Ecommerce SEO and Your Targeted Market


Market Keywords
Market Keywords

You may have optimized your store and people are visiting — but not many.  Why? It could very well be the keywords you are choosing to optimize for.

Choosing the right keywords take time, deep thought and effort. When choosing keywords to expand your search engine visibility you should be asking yourself some of these questions.

1.) What are the exact words people are using to find the products? Examples:  discount tools, cheap tools, free tools, red, ugly tools — you get my meaning.

2.) Are my keywords too general, or overused? If the keywords are too general (broad), you may receive visitors that are not buyers, just folks window shopping. If your keywords are overused, you may be so far down in the search engine results that your store will never be seen.

3.) Do you have your keywords or keyword phrase in your Title Tag? Your keywords in the Title element of your pages  should be relevant and specific for what your web page’s text relates too. If your title tags are irrelevant, you’ve just wasted an important opportunity to tell the search engines what the page is about for them to rank.

4. Meta Keywords Tag? Some webmasters use the Meta keywords Tag and others say that the search engines no longer use them…  And still others, claim that it gives their competition an unfair advantage.
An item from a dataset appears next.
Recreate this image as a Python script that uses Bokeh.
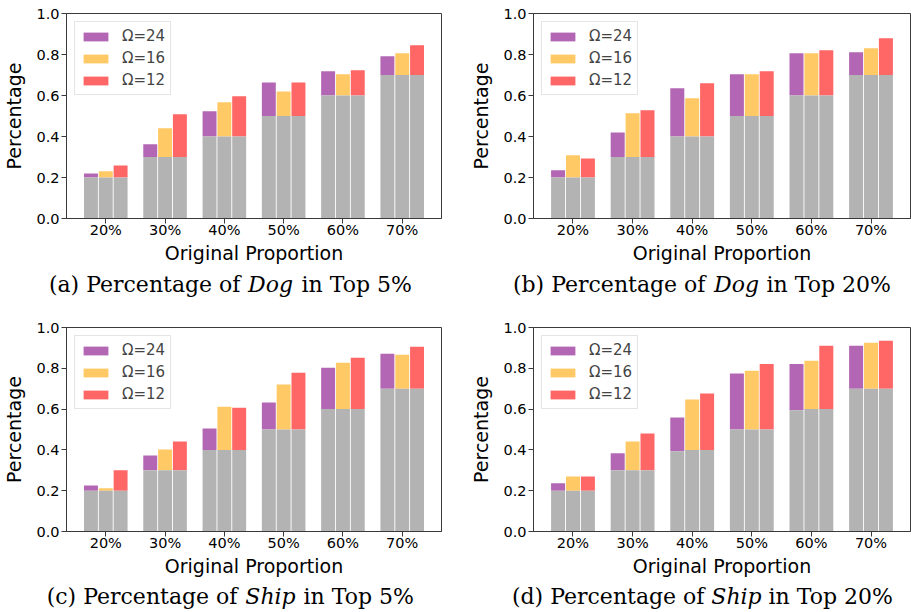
from bokeh.plotting import figure
from bokeh.models import (Range1d, FixedTicker, Legend, LegendItem,
                          ColumnDataSource, NumeralTickFormatter)
from bokeh.core.properties import value
from bokeh.layouts import column, row
from bokeh.embed import file_html
from bokeh.resources import INLINE

# ---------------- data ----------------
cats = ["20%", "30%", "40%", "50%", "60%", "70%"]
yticks = [0.0, 0.2, 0.4, 0.6, 0.8, 1.0]
omega_labels = ["\u03a9=24", "\u03a9=16", "\u03a9=12"]

base = [0.2, 0.3, 0.4, 0.5, 0.6, 0.7]
base_d24 = [0.2, 0.3, 0.393, 0.5, 0.594, 0.7]

a_24 = [0.220, 0.362, 0.523, 0.664, 0.718, 0.792]
a_16 = [0.230, 0.440, 0.567, 0.620, 0.704, 0.806]
a_12 = [0.259, 0.508, 0.596, 0.664, 0.723, 0.845]

b_24 = [0.235, 0.420, 0.635, 0.704, 0.806, 0.811]
b_16 = [0.308, 0.513, 0.586, 0.704, 0.806, 0.831]
b_12 = [0.293, 0.528, 0.660, 0.718, 0.821, 0.879]

c_24 = [0.226, 0.373, 0.505, 0.632, 0.803, 0.871]
c_16 = [0.212, 0.402, 0.612, 0.720, 0.827, 0.866]
c_12 = [0.300, 0.441, 0.607, 0.778, 0.852, 0.906]

d_24 = [0.236, 0.383, 0.559, 0.774, 0.821, 0.910]
d_16 = [0.270, 0.441, 0.647, 0.788, 0.837, 0.925]
d_12 = [0.270, 0.480, 0.676, 0.821, 0.910, 0.935]

captions = [
    ("(a) Percentage of", "Dog", "in Top 5%"),
    ("(b) Percentage of", "Dog", "in Top 20%"),
    ("(c) Percentage of", "Ship", "in Top 5%"),
    ("(d) Percentage of", "Ship", "in Top 20%"),
]

# ---------------- style ----------------
COLORS = ["#b366b3", "#ffc966", "#ff6666"]
GRAY = "#b3b3b3"
SPINE = "#3a3a3a"
OFFSETS = [-0.25, 0.0, 0.25]
BAR_W = 0.235
SANS = "DejaVu Sans"
SERIF = "DejaVu Serif"


def make_panel(width, height, bl, br, bt, bb, series, bases):
    p = figure(width=width, height=height, output_backend="svg", toolbar_location=None,
               title=None,
               x_range=Range1d(-0.6625, 5.6625), y_range=Range1d(0, 1),
               min_border_left=bl, min_border_right=br, min_border_top=bt,
               min_border_bottom=bb)
    p.xgrid.visible = False
    p.ygrid.visible = False
    p.outline_line_color = SPINE
    p.outline_line_width = 1

    items = []
    for k, vals in enumerate(series):
        xs = [i + OFFSETS[k] for i in range(len(cats))]
        src = ColumnDataSource(dict(x=xs, top=vals, bottom=bases[k]))
        r = p.vbar(x="x", width=BAR_W, bottom="bottom", top="top", source=src,
                   fill_color=COLORS[k], line_color=None)
        p.vbar(x="x", width=BAR_W, bottom=0, top="bottom", source=src,
               fill_color=GRAY, line_color=None)
        items.append(LegendItem(label=omega_labels[k], renderers=[r]))

    leg = Legend(items=items, location="top_left", margin=8, padding=5,
                 spacing=4, glyph_width=31, glyph_height=11, label_standoff=11,
                 label_text_font=SANS, label_text_font_size="15px",
                 border_line_color="#cccccc", border_line_width=1,
                 background_fill_alpha=0.85)
    p.add_layout(leg)

    for ax in (p.xaxis[0], p.yaxis[0]):
        ax.axis_line_color = SPINE
        ax.major_tick_line_color = SPINE
        ax.minor_tick_line_color = None
        ax.major_tick_out = 5
        ax.major_tick_in = 0
        ax.major_label_text_font = SANS
        ax.major_label_text_font_size = "14.5px"
        ax.major_label_text_color = "black"
        ax.axis_label_text_font = SANS
        ax.axis_label_text_font_size = "19px"
        ax.axis_label_text_font_style = "normal"
        ax.axis_label_text_color = "black"

    p.xaxis.ticker = FixedTicker(ticks=list(range(len(cats))))
    p.xaxis.major_label_overrides = {i: c for i, c in enumerate(cats)}
    p.xaxis.axis_label = "Original Proportion"
    p.xaxis.major_label_standoff = -2
    p.xaxis.axis_label_standoff = 1

    p.yaxis.ticker = FixedTicker(ticks=yticks)
    p.yaxis.formatter = NumeralTickFormatter(format="0.0")
    p.yaxis.axis_label = "Percentage"
    p.yaxis.major_label_standoff = 2
    p.yaxis.axis_label_standoff = 8
    return p


def make_caption(width, height, cap, right1, mid_c, left3, text_y):
    part1, mid, part3 = cap
    c = figure(width=width, height=height, output_backend="svg", toolbar_location=None,
               title=None,
               x_range=Range1d(0, width), y_range=Range1d(0, height),
               x_axis_type=None, y_axis_type=None,
               min_border_left=0, min_border_right=0, min_border_top=0,
               min_border_bottom=0)
    c.outline_line_color = None
    c.xgrid.visible = False
    c.ygrid.visible = False
    common = dict(text_font=value(SERIF), text_font_size=value("22px"),
                  text_baseline="alphabetic", text_color="black")
    c.text(x=[right1], y=[text_y], text=[part1], text_align="right", **common)
    c.text(x=[mid_c], y=[text_y], text=[mid], text_align="center",
           text_font_style="italic", **common)
    c.text(x=[left3], y=[text_y], text=[part3], text_align="left", **common)
    return c


pa = make_panel(455, 270, 63, 14, 13, 52, [a_24, a_16, a_12], [base, base, base])
pb = make_panel(456, 270, 78, 1, 13, 52, [b_24, b_16, b_12], [base, base, base])
pc = make_panel(455, 280, 63, 14, 27, 49, [c_24, c_16, c_12], [base, base, base])
pd = make_panel(456, 280, 78, 1, 27, 49, [d_24, d_16, d_12], [base_d24, base, base])

ca = make_caption(455, 30, captions[0], 240, 270, 301, 16.3)
cb = make_caption(456, 30, captions[1], 250, 281, 311, 16.3)
cc = make_caption(455, 32, captions[2], 237, 270, 303, 16)
cd = make_caption(456, 32, captions[3], 249, 281, 313, 16)

layout = column(row(pa, pb), row(ca, cb), row(pc, pd), row(cc, cd))
open("out.html", "w").write(file_html(layout, INLINE))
I personally will continue to use them, because clearly there is not harm in doing so…. IF you are using the tag correctly.

Finding the correct keywords or search phrases for your store is no easy task.  However, did you think of asking the people, friends and family what keywords or phases they would search to find your products?  You might be very surprised — it may not have been a keyword or phase that you even considered. Many times we know our own products deeply and do not think like the average searcher.

Keyword Popularity
Even though a keyword may be popular, you also must consider if it is targeting your specific market and product line.  Why should you consider this?  Non specific or un-targeted traffic will chew up lots of bandwidth, but more often than not fail to provide sales. The bottom line is not so much the popularity of the word, as the quality of the web traffic that the keyword brings. A keyword providing only 25 visits a day but converting at 7% is far more valuable that 200 visits a day with little or no conversions.

Very popular keywords will find your shop competing with historically established websites — which translates into poor organic positioning for some time.  Consider other smaller niche market keywords for your “bread and butter” traffic, but don’t fail to optimize for the larger keywords for future traffic.

Experiment
Experiment with the keywords that you use for your store, to determine if the keywords you are using are giving you the sales you want. A keyword, no matter how well you rank, which does not provide targeted and converting traffic is useless.

I have found testing, evaluating and re-evaluating is the name of the game for successful SEO. If you keep that in mind, and muster some patience you will begin to see the results you want.

However, once you are in the top ten of the search results, do not think your SEO is done. You must continue to monitor and improve — because the world wide web is not a static environment — and new stores, algorithm changes, the economy and more can quickly and without notice change your positions and traffic.